» Short task
From the first line of the entries below through the line bearing "(794,507) -- (806,517);", write out each line exactly. Omit pictures.

------------------------------------

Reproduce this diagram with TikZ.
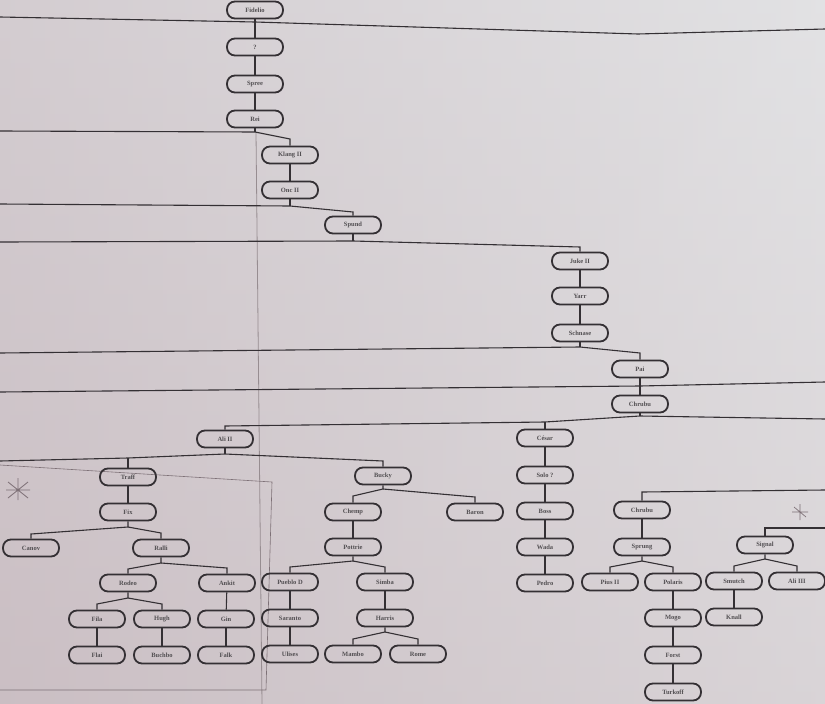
\documentclass[tikz,border=0pt]{standalone}
\usepackage{fontspec}
\setmainfont{Liberation Serif}
\definecolor{paperA}{RGB}{226,226,228}
\definecolor{paperB}{RGB}{208,198,202}
\definecolor{paperC}{RGB}{198,184,190}
\definecolor{ink}{RGB}{52,48,52}
\definecolor{pencil}{RGB}{125,112,118}
\begin{document}
\begin{tikzpicture}[x=1pt,y=-1pt,
  person/.style={draw=ink, line width=1.8pt, rounded corners=8pt, minimum width=56pt,
    minimum height=17pt, inner sep=1pt, font=\fontsize{6.5}{7}\selectfont\bfseries, text=ink!85},
  link/.style={draw=ink, line width=1.1pt},
  pencilline/.style={draw=pencil, line width=0.6pt},
]
% paper
\useasboundingbox (0,0) rectangle (825,704);
\shade[top color=paperA, bottom color=paperB] (0,0) rectangle (825,704);
\shade[left color=paperC, right color=paperA, opacity=0.5] (0,0) rectangle (825,704);
% crease line
\draw[draw=pencil!80, line width=0.8pt] (256,132) -- (262,704);
% pencil frame and marks
\draw[pencilline] (0,465) -- (272,482) -- (266,690) -- (0,690);
\draw[pencilline, line width=0.8pt] (8,482) -- (28,498) (8,498) -- (28,482) (18,478) -- (18,500) (6,490) -- (30,490);
\draw[pencilline, line width=0.7pt] (792,512) -- (808,512) (800,504) -- (800,520) (794,507) -- (806,517);

% nodes
\node[person] (fidelio) at (255,10) {Fidelio};
\node[person] (q) at (255,47) {?};
\node[person] (spree) at (255,84) {Spree};
\node[person] (rei) at (255,119) {Rei};
\node[person] (klang) at (290,155) {Klang II};
\node[person] (onc) at (290,190) {Onc II};
\node[person] (spund) at (353,225) {Spund};
\node[person] (juke) at (580,261) {Juke II};
\node[person] (yarr) at (580,296) {Yarr};
\node[person] (schnase) at (580,333) {Schnase};
\node[person] (pai) at (640,369) {Pai};
\node[person] (chrubu) at (640,404) {Chrubu};
\node[person] (ali) at (225,439) {Ali II};
\node[person] (cesar) at (545,438) {César};
\node[person] (traff) at (128,477) {Traff};
\node[person] (fix) at (128,512) {Fix};
\node[person] (canov) at (31,548) {Canov};
\node[person] (ralli) at (161,548) {Ralli};
\node[person] (rodeo) at (128,583) {Rodeo};
\node[person] (ankit) at (227,583) {Ankit};
\node[person] (fila) at (97,619) {Fila};
\node[person] (hugh) at (162,619) {Hugh};
\node[person] (gin) at (226,619) {Gin};
\node[person] (flai) at (97,655) {Flai};
\node[person] (buchbo) at (162,655) {Buchbo};
\node[person] (falk) at (226,655) {Falk};
\node[person] (bucky) at (383,476) {Bucky};
\node[person] (chemp) at (353,512) {Chemp};
\node[person] (baron) at (475,512) {Baron};
\node[person] (pottrie) at (353,547) {Pottrie};
\node[person] (pueblo) at (290,582) {Pueblo D};
\node[person] (simba) at (385,582) {Simba};
\node[person] (saranto) at (290,618) {Saranto};
\node[person] (harris) at (385,618) {Harris};
\node[person] (ulises) at (290,654) {Ulises};
\node[person] (mambo) at (353,654) {Mambo};
\node[person] (rome) at (418,654) {Rome};
\node[person] (solo) at (545,475) {Solo ?};
\node[person] (boss) at (545,511) {Boss};
\node[person] (wada) at (545,547) {Wada};
\node[person] (pedro) at (545,583) {Pedro};
\node[person] (chrubub) at (642,510) {Chrubu};
\node[person] (sprung) at (642,547) {Sprung};
\node[person] (pius) at (610,582) {Pius II};
\node[person] (polaris) at (673,582) {Polaris};
\node[person] (mogo) at (673,618) {Mogo};
\node[person] (forst) at (673,655) {Forst};
\node[person] (turkoff) at (673,692) {Turkoff};
\node[person] (signal) at (765,545) {Signal};
\node[person] (smutch) at (734,581) {Smutch};
\node[person] (aliiii) at (797,581) {Ali III};
\node[person] (knall) at (734,617) {Knall};

% junction coordinates on long lines
\coordinate (a0) at (0,17);
\coordinate (a1) at (255,22);
\coordinate (a2) at (638,34);
\coordinate (a3) at (825,29);
\coordinate (b0) at (0,131);
\coordinate (b1) at (255,132);
\coordinate (b2) at (290,139);
\coordinate (c0) at (0,204);
\coordinate (c1) at (290,206);
\coordinate (c2) at (353,212);
\coordinate (d0) at (0,242);
\coordinate (d1) at (353,241);
\coordinate (d2) at (580,247);
\coordinate (e0) at (0,353);
\coordinate (e1) at (580,347);
\coordinate (e2) at (640,353);
\coordinate (f0) at (0,392);
\coordinate (f1) at (640,386);
\coordinate (f2) at (825,382);
\coordinate (g0) at (225,426);
\coordinate (g1) at (545,422);
\coordinate (g2) at (640,416);
\coordinate (g3) at (825,419);
\coordinate (h0) at (0,461);
\coordinate (h1) at (128,458);
\coordinate (h2) at (225,454);
\coordinate (h3) at (383,461);
\coordinate (i1) at (642,492);
\coordinate (i2) at (825,490);
\coordinate (j1) at (765,528);
\coordinate (j2) at (825,528);

% long lines
\draw[link] (a0) -- (a1) -- (a2) -- (a3);
\draw[link] (fidelio) -- (q);
\draw[link] (q) -- (spree);
\draw[link] (spree) -- (rei);
\draw[link] (rei) -- (b1);
\draw[link] (b0) -- (b1) -- (b2) -- (klang);
\draw[link] (klang) -- (onc);
\draw[link] (onc) -- (c1);
\draw[link] (c0) -- (c1) -- (c2) -- (spund);
\draw[link] (spund) -- (d1);
\draw[link] (d0) -- (d1) -- (d2) -- (juke);
\draw[link] (juke) -- (yarr);
\draw[link] (yarr) -- (schnase);
\draw[link] (schnase) -- (e1);
\draw[link] (e0) -- (e1) -- (e2) -- (pai);
\draw[link] (f0) -- (f1) -- (f2);
\draw[link] (pai) -- (chrubu);
\draw[link] (chrubu) -- (g2);
\draw[link] (ali) -- (g0) -- (g1) -- (g2) -- (g3);
\draw[link] (cesar) -- (g1);
\draw[link] (ali) -- (h2);
\draw[link] (h0) -- (h1) -- (h2) -- (h3) -- (bucky);
\draw[link] (traff) -- (h1);
\draw[link] (chrubub) -- (i1) -- (i2);
\draw[link] (signal) -- (j1) -- (j2);

% vertical lines
\draw[link] (traff) -- (fix);
\draw[link] (ankit) -- (gin);
\draw[link] (gin) -- (falk);
\draw[link] (fila) -- (flai);
\draw[link] (hugh) -- (buchbo);
\draw[link] (chemp) -- (pottrie);
\draw[link] (pueblo) -- (saranto);
\draw[link] (saranto) -- (ulises);
\draw[link] (simba) -- (harris);
\draw[link] (cesar) -- (solo);
\draw[link] (solo) -- (boss);
\draw[link] (boss) -- (wada);
\draw[link] (wada) -- (pedro);
\draw[link] (chrubub) -- (sprung);
\draw[link] (polaris) -- (mogo);
\draw[link] (mogo) -- (forst);
\draw[link] (forst) -- (turkoff);
\draw[link] (smutch) -- (knall);

% fans
\coordinate (jfix) at (128,527);
\draw[link] (fix) -- (jfix) -- (31,534) -- (canov);
\draw[link] (jfix) -- (161,533) -- (ralli);
\coordinate (jralli) at (161,563);
\draw[link] (ralli) -- (jralli) -- (128,569) -- (rodeo);
\draw[link] (jralli) -- (227,568) -- (ankit);
\coordinate (jrodeo) at (128,598);
\draw[link] (rodeo) -- (jrodeo) -- (97,604) -- (fila);
\draw[link] (jrodeo) -- (162,604) -- (hugh);
\coordinate (jbucky) at (383,489);
\draw[link] (bucky) -- (jbucky) -- (353,496) -- (chemp);
\draw[link] (jbucky) -- (475,497) -- (baron);
\coordinate (jpott) at (353,561);
\draw[link] (pottrie) -- (jpott) -- (290,567) -- (pueblo);
\draw[link] (jpott) -- (385,567) -- (simba);
\coordinate (jharris) at (385,632);
\draw[link] (harris) -- (jharris) -- (353,639) -- (mambo);
\draw[link] (jharris) -- (418,639) -- (rome);
\coordinate (jsprung) at (642,561);
\draw[link] (sprung) -- (jsprung) -- (610,567) -- (pius);
\draw[link] (jsprung) -- (673,567) -- (polaris);
\coordinate (jsignal) at (765,559);
\draw[link] (signal) -- (jsignal) -- (734,566) -- (smutch);
\draw[link] (jsignal) -- (797,566) -- (aliiii);
\end{tikzpicture}
\end{document}
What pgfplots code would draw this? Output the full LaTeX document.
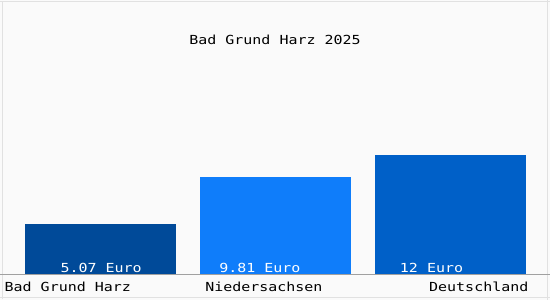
\documentclass[border=0pt]{standalone}
\usepackage{pgfplots}
\pgfplotsset{compat=1.18}
\usepackage{fontspec}
\setmainfont{DejaVu Sans Mono}[FakeStretch=1.2]
\definecolor{bgc}{RGB}{250,250,250}
\definecolor{barA}{RGB}{0,74,153}
\definecolor{barB}{RGB}{15,125,250}
\definecolor{barC}{RGB}{0,96,200}
\definecolor{axc}{RGB}{160,160,160}
\definecolor{frm}{RGB}{225,225,225}
\begin{document}
\begin{tikzpicture}[x=1pt,y=1pt]
\fill[bgc] (0,0) rectangle (550,300);
\draw[frm,line width=0.8pt] (1.5,0.5) -- (1.5,299.5);
\draw[frm,line width=0.8pt] (0,298.5) -- (550,298.5);
\draw[frm,line width=0.8pt] (548,0) -- (548,300);
\draw[frm,line width=0.8pt] (0,2) -- (550,2);
\begin{axis}[
  at={(0pt,25pt)}, anchor=south west,
  scale only axis, width=550pt, height=250pt,
  xmin=-0.5743, xmax=2.5686, ymin=0, ymax=25,
  axis lines=none, ticks=none, clip=false,
  ybar, bar width=151pt, bar shift=0pt,
]
\addplot[fill=barA, draw=none] coordinates {(0,5.07)};
\addplot[fill=barB, draw=none] coordinates {(1,9.81)};
\addplot[fill=barC, draw=none] coordinates {(2,12)};
\end{axis}
\draw[axc, line width=1pt] (0,25) -- (550,25);
\node[font=\fontsize{12.5}{14}\selectfont, anchor=base] at (275,256) {Bad Grund Harz 2025};
\node[font=\fontsize{12.5}{14}\selectfont, anchor=base west, inner sep=0pt] at (4,8) {Bad Grund Harz};
\node[font=\fontsize{12.5}{14}\selectfont, anchor=base west, inner sep=0pt] at (205,8) {Niedersachsen};
\node[font=\fontsize{12.5}{14}\selectfont, anchor=base east, inner sep=0pt] at (529,8) {Deutschland};
\node[font=\fontsize{12.5}{14}\selectfont, text=white, anchor=base west, inner sep=0pt] at (60,27) {5.07 Euro};
\node[font=\fontsize{12.5}{14}\selectfont, text=white, anchor=base west, inner sep=0pt] at (219,27) {9.81 Euro};
\node[font=\fontsize{12.5}{14}\selectfont, text=white, anchor=base west, inner sep=0pt] at (400,27) {12 Euro};
\end{tikzpicture}
\end{document}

------------------------------------

» Worked solution
Reproduce this diagram with TikZ.
\documentclass[tikz,border=0pt]{standalone}
\usepackage{fontspec}
\setmainfont{Liberation Serif}
\definecolor{paperA}{RGB}{226,226,228}
\definecolor{paperB}{RGB}{208,198,202}
\definecolor{paperC}{RGB}{198,184,190}
\definecolor{ink}{RGB}{52,48,52}
\definecolor{pencil}{RGB}{125,112,118}
\begin{document}
\begin{tikzpicture}[x=1pt,y=-1pt,
  person/.style={draw=ink, line width=1.8pt, rounded corners=8pt, minimum width=56pt,
    minimum height=17pt, inner sep=1pt, font=\fontsize{6.5}{7}\selectfont\bfseries, text=ink!85},
  link/.style={draw=ink, line width=1.1pt},
  pencilline/.style={draw=pencil, line width=0.6pt},
]
% paper
\useasboundingbox (0,0) rectangle (825,704);
\shade[top color=paperA, bottom color=paperB] (0,0) rectangle (825,704);
\shade[left color=paperC, right color=paperA, opacity=0.5] (0,0) rectangle (825,704);
% crease line
\draw[draw=pencil!80, line width=0.8pt] (256,132) -- (262,704);
% pencil frame and marks
\draw[pencilline] (0,465) -- (272,482) -- (266,690) -- (0,690);
\draw[pencilline, line width=0.8pt] (8,482) -- (28,498) (8,498) -- (28,482) (18,478) -- (18,500) (6,490) -- (30,490);
\draw[pencilline, line width=0.7pt] (792,512) -- (808,512) (800,504) -- (800,520) (794,507) -- (806,517);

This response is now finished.